El pan de Agustín

 


 

La receta del pan que hacía mi abuelo la aprendió de muy joven. Fue al acabar la guerra cuando abrió la panadería de la calle Reina, cuyas máquinas y horno aún se utilizan.

No recuerdo la primera vez que entré a la tahona, pero quizá lo hiciera dentro de un carrito de bebé, al calor de la retama incandescente.  Mi madre seguro que atendía mis cuidados mientras ayudaba en la panadería familiar.

Con los años sigue en mi retina aquellos camiones que traían harina en sacos de 100 kilos, algo impensable en tiempos como estos. Luego  redujeron su peso a 50, pero los suministradores, unos de Villanueva, otros de Campo de Criptana los portaban de dos en dos, para terminar antes la jornada.

El producto se elaboraba en pleno conticinio. Son esas horas de la noche en que todo está en calma. La masa madre, quizá del  1939, en contacto con el agua, la sal y la harina se une en perfecta armonía en la artesa, mientras los vecinos de la noble villa duermen el más plácido de los sueños

Una vez unidos los ingredientes, y luego refinados, se van cortando en trozos con su adecuado gramaje para darles forma.  Así, van surgiendo barras, roscas y hogazas, que mimosamente arropadas crecen al calor de un brasero.  Y cuando el gallo canta y el sol acude con sus primeros rayos, el horno abre sus fauces para calentar el primer alimento natural (p.a.n.).

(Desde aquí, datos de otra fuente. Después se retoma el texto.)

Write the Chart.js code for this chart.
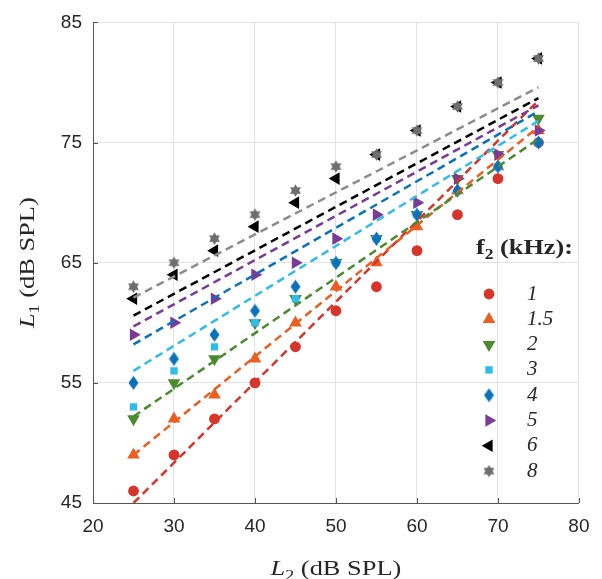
<!DOCTYPE html>
<html>
<head>
<meta charset="utf-8">
<script src="https://cdn.jsdelivr.net/npm/chart.js@4.4.1/dist/chart.umd.min.js"></script>
<style>
  html, body { margin: 0; padding: 0; background: #fff; }
</style>
</head>
<body>
<canvas id="chart" width="602" height="579"></canvas>
<script>
// L2 levels (dB SPL), shared x values of every series
const levelsL2 = [25, 30, 35, 40, 45, 50, 55, 60, 65, 70, 75];

// measured L1 (dB SPL) for each f2
const l1At1k = [46, 49, 52, 55, 58, 61, 63, 66, 69, 72, 75];
const l1At1k5 = [49, 52, 54, 57, 60, 63, 65, 68, 71, 73, 76];
const l1At2k = [52, 55, 57, 60, 62, 65, 67, 69, 72, 74, 77];
const l1At3k = [53, 56, 58, 60, 62, 65, 67, 69, 71, 73, 75];
const l1At4k = [55, 57, 59, 61, 63, 65, 67, 69, 71, 73, 75];
const l1At5k = [59, 60, 62, 64, 65, 67, 69, 70, 72, 74, 76];
const l1At6k = [62, 64, 66, 68, 70, 72, 74, 76, 78, 80, 82];
const l1At8k = [63, 65, 67, 69, 71, 73, 74, 76, 78, 80, 82];

// dashed fit lines, L1 read at both ends
const fitL2 = [25, 75];
const fit1k = [45.0, 78.5];
const fit1k5 = [49.0, 76.3];
const fit2k = [52.2, 75.3];
const fit3k = [56.0, 76.8];
const fit4k = [58.2, 77.6];
const fit5k = [59.7, 78.1];
const fit6k = [60.6, 78.7];
const fit8k = [62.1, 79.6];

const f2Labels = ["1", "1.5", "2", "3", "4", "5", "6", "8"];
const xTicks = [20, 30, 40, 50, 60, 70, 80];
const yTicks = [45, 55, 65, 75, 85];

const series = [l1At1k, l1At1k5, l1At2k, l1At3k, l1At4k, l1At5k, l1At6k, l1At8k];
const fits = [fit1k, fit1k5, fit2k, fit3k, fit4k, fit5k, fit6k, fit8k];

const colors = ["#d7352b", "#eb5e22", "#4b8a2e", "#2ebdeb", "#0a72bd", "#7a3a96", "#000000", "#6e6e6e"];
const lineColors = ["#d7352b", "#eb5e22", "#4b8a2e", "#2ebdeb", "#0a72bd", "#7a3a96", "#000000", "#8c8c8c"];

const axisColor = "#555555";
const gridColor = "#dfe3e6";
const textColor = "#262626";

// small canvases for marker shapes Chart.js does not have
function markerCanvas(w, h, color, path) {
  const c = document.createElement("canvas");
  c.width = w;
  c.height = h;
  const g = c.getContext("2d");
  g.fillStyle = color;
  g.beginPath();
  path(g, w, h);
  g.closePath();
  g.fill();
  return c;
}

const diamond = markerCanvas(11, 15, colors[4], (g, w, h) => {
  g.moveTo(w / 2, 0.5);
  g.lineTo(w - 0.5, h / 2);
  g.lineTo(w / 2, h - 0.5);
  g.lineTo(0.5, h / 2);
});

const hexagram = markerCanvas(13, 13, colors[7], (g, w, h) => {
  const ro = 6.3;
  const ri = ro / Math.sqrt(3);
  for (let k = 0; k < 12; k++) {
    const a = (k * Math.PI) / 6;
    const r = k % 2 === 0 ? ro : ri;
    const px = w / 2 + r * Math.sin(a);
    const py = h / 2 - r * Math.cos(a);
    if (k === 0) g.moveTo(px, py);
    else g.lineTo(px, py);
  }
});

const markers = [
  { style: "circle", radius: 5.4, rotation: 0 },
  { style: "triangle", radius: 7.3, rotation: 0 },
  { style: "triangle", radius: 7.3, rotation: 180 },
  { style: "rect", radius: 5.2, rotation: 0 },
  { style: diamond, radius: 6, rotation: 0 },
  { style: "triangle", radius: 7.3, rotation: 90 },
  { style: "triangle", radius: 7.3, rotation: -90 },
  { style: hexagram, radius: 6, rotation: 0 },
];

const datasets = [];
series.forEach((vals, i) => {
  datasets.push({
    label: f2Labels[i],
    data: levelsL2.map((x, j) => ({ x, y: vals[j] })),
    showLine: false,
    pointStyle: markers[i].style,
    pointRadius: markers[i].radius,
    pointRotation: markers[i].rotation,
    pointBackgroundColor: colors[i],
    pointBorderWidth: 0,
    order: 20 - i,
  });
});
fits.forEach((ends, i) => {
  datasets.push({
    label: "fit " + f2Labels[i],
    data: fitL2.map((x, j) => ({ x, y: ends[j] })),
    showLine: true,
    borderColor: lineColors[i],
    borderWidth: 2.5,
    borderDash: [8, 5],
    pointRadius: 0,
    fill: false,
    order: 8 - i,
  });
});

// text with a subscript, optionally stretched sideways
function drawRich(ctx, parts, x, y, align, stretch) {
  let total = 0;
  parts.forEach((p) => {
    ctx.font = p.font;
    p.w = ctx.measureText(p.text).width;
    total += p.w;
  });
  ctx.save();
  ctx.translate(x, y);
  ctx.scale(stretch, 1);
  let cx = align === "right" ? -total : align === "center" ? -total / 2 : 0;
  parts.forEach((p) => {
    ctx.font = p.font;
    ctx.fillText(p.text, cx, p.dy || 0);
    cx += p.w;
  });
  ctx.restore();
}

const axisTitle = (sub) => [
  { text: "L", font: 'italic 22px "Liberation Serif"' },
  { text: sub, font: '15px "Liberation Serif"', dy: 5 },
  { text: " (dB SPL)", font: '22px "Liberation Serif"' },
];

const decorations = {
  id: "decorations",
  afterDraw(chart) {
    const { ctx, chartArea, scales } = chart;
    ctx.save();

    // inward tick marks
    ctx.strokeStyle = axisColor;
    ctx.lineWidth = 1;
    ctx.beginPath();
    xTicks.forEach((v) => {
      const px = Math.round(scales.x.getPixelForValue(v)) + 0.5;
      ctx.moveTo(px, chartArea.bottom);
      ctx.lineTo(px, chartArea.bottom - 5);
    });
    yTicks.forEach((v) => {
      const py = Math.round(scales.y.getPixelForValue(v)) + 0.5;
      ctx.moveTo(chartArea.left, py);
      ctx.lineTo(chartArea.left + 5, py);
    });
    ctx.stroke();

    // axis titles
    ctx.fillStyle = textColor;
    ctx.textBaseline = "alphabetic";
    drawRich(ctx, axisTitle("2"), (chartArea.left + chartArea.right) / 2, 575, "center", 1.2);
    ctx.save();
    ctx.translate(34, (chartArea.top + chartArea.bottom) / 2);
    ctx.rotate(-Math.PI / 2);
    drawRich(ctx, axisTitle("1"), 0, 0, "center", 1.2);
    ctx.restore();

    // legend
    drawRich(ctx, [
      { text: "f", font: 'bold 21px "Liberation Serif"' },
      { text: "2", font: 'bold 14px "Liberation Serif"', dy: 5 },
      { text: " (kHz):", font: 'bold 21px "Liberation Serif"' },
    ], 573, 254, "right", 1.25);

    f2Labels.forEach((lab, i) => {
      const rowY = 294 + i * 25.3;
      ctx.fillStyle = colors[i];
      Chart.helpers.drawPoint(ctx, {
        pointStyle: markers[i].style,
        radius: markers[i].radius,
        rotation: markers[i].rotation,
        borderWidth: 0,
      }, 489, rowY);
      ctx.fillStyle = textColor;
      ctx.font = 'italic 21px "Liberation Serif"';
      ctx.textBaseline = "middle";
      ctx.textAlign = "left";
      ctx.fillText(lab, 527, rowY);
    });
    ctx.restore();
  },
};

new Chart(document.getElementById("chart"), {
  type: "scatter",
  data: { datasets },
  options: {
    responsive: false,
    animation: false,
    layout: { padding: { top: 15, right: 21, bottom: 0, left: 0 } },
    plugins: {
      legend: { display: false },
      tooltip: { enabled: false },
    },
    scales: {
      x: {
        type: "linear",
        min: 20,
        max: 80,
        afterBuildTicks: (s) => { s.ticks = xTicks.map((v) => ({ value: v })); },
        afterFit: (s) => { s.height = 76; },
        grid: { color: gridColor, drawTicks: false },
        border: { display: true, color: axisColor, width: 1 },
        ticks: {
          padding: 12.5,
          color: textColor,
          maxRotation: 0,
          font: { family: "Liberation Sans", size: 19 },
        },
      },
      y: {
        type: "linear",
        min: 45,
        max: 85,
        afterBuildTicks: (s) => { s.ticks = yTicks.map((v) => ({ value: v })); },
        afterFit: (s) => { s.width = 93; },
        grid: { color: gridColor, drawTicks: false },
        border: { display: true, color: axisColor, width: 1 },
        ticks: {
          padding: 11,
          color: textColor,
          font: { family: "Liberation Sans", size: 19 },
        },
      },
    },
  },
  plugins: [decorations],
});
</script>
</body>
</html>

Un alimento que dio de comer a muchas personas en tiempo de posguerra. Recuerdo el aprecio que le tenía la gente a mi abuelo recordando aquellos vales fiados, aquel pan que alimento a las personas más humildes del pueblo. Con esa gratitud conversaban, mientras mi abuelo le daba el visto bueno a aquellas hogazas de kilo elaboradas por sus sucesores.

Ya ven. Para conseguir un buen pan hay que madrugar. Y es que como decía sabiamente Agustín, panadero y sereno no se puede ser.